Dignity is easier to understand if you take death and crisis out of the picture for a moment.
Most people only talk about dignity when someone is dying, sick, or being mistreated. But that’s not really where dignity begins. By that point it’s just being defended.
The real place dignity lives is in how a person carries themselves when nothing dramatic is happening.
It’s identity more than circumstance.
You can usually spot it in about ten seconds when you meet someone.
Not by their clothes.
Not by money.
Not by education.
By their manner.
A person with dignity tends to move through the world with a certain steadiness. They don’t need to dominate a room, but they also don’t shrink from it. They listen when someone speaks. They answer directly. They don’t put others down to lift themselves up.
It’s a quiet kind of balance.
Older generations used to talk about this a lot more. They might not have used the word “dignity” all the time, but they talked about things that built it:
Keep your word.
Look someone in the eye.
Show respect even when you disagree.
Take care of your responsibilities.
Those weren’t just manners. They were the framework of dignity.
And the interesting thing is that dignity doesn’t require success. Plenty of people with wealth and influence have very little dignity. And plenty of ordinary people who work simple jobs carry enormous dignity because of the way they live.
You see it in the man who sweeps the shop floor like it matters.
You see it in the woman who greets people kindly even when she’s had a hard day.
You see it in someone who refuses to gossip or humiliate another person just to get a laugh.
Those small choices accumulate over time.
Eventually they become a reputation.
And reputation eventually becomes character.
That’s where dignity really lives — in character that has been practiced long enough that it becomes natural.
Another thing about dignity is that it tends to bring calm into situations that might otherwise turn ugly.
Someone with dignity doesn’t escalate every disagreement. They don’t rush to insult or mock. They know how to hold a boundary without losing control of themselves.
That kind of steadiness is powerful.
Not loud power.
But the kind that keeps families together, workplaces stable, and communities functioning.
When dignity weakens, you usually start to see more chaos in everyday interactions.
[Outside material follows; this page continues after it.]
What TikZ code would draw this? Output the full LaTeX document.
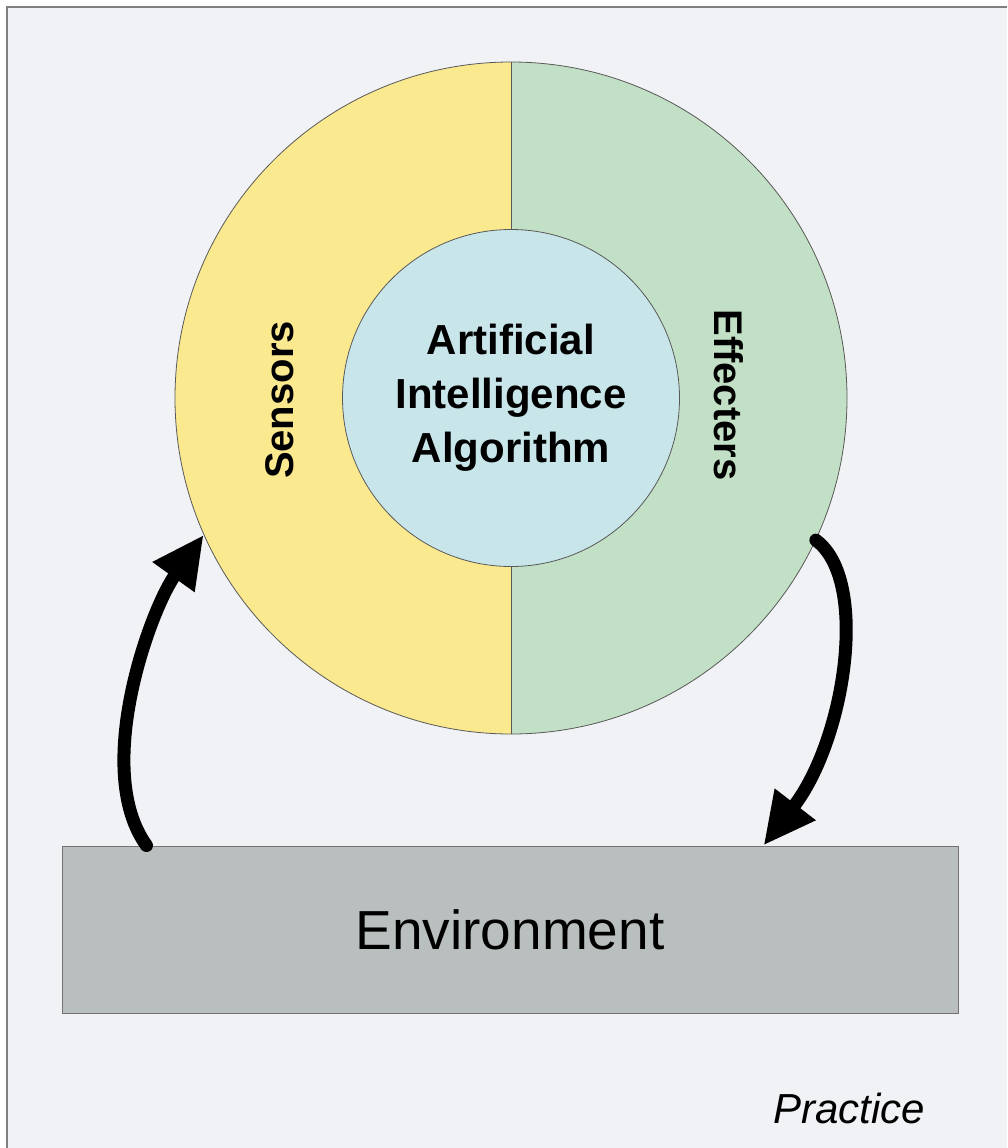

People interrupt more, insult more, compete more aggressively for attention or validation.
It becomes harder for people to simply coexist.
Dignity is one of the quiet stabilizers of society.
But it doesn’t come from rules imposed on people. It comes from internal standards people choose to hold themselves to.
That’s why it’s so personal.
Two people can live very different lives and still both have deep dignity if they are guided by self-respect and respect for others.
At the end of the day dignity isn’t a performance.
It’s a posture.
A way of standing in the world that says:
I will conduct myself with care.
I will treat others fairly.
I will not trade my character for convenience.
You can see it in the way someone speaks to a stranger.
You can see it in how they handle disagreement.
You can see it in whether they take responsibility for their actions.
And once you begin noticing it, you realize something interesting.
The people who carry real dignity rarely announce it.
They simply live it.
And when others encounter it, they usually feel it right away — even if they can’t quite put a name on what they’re seeing.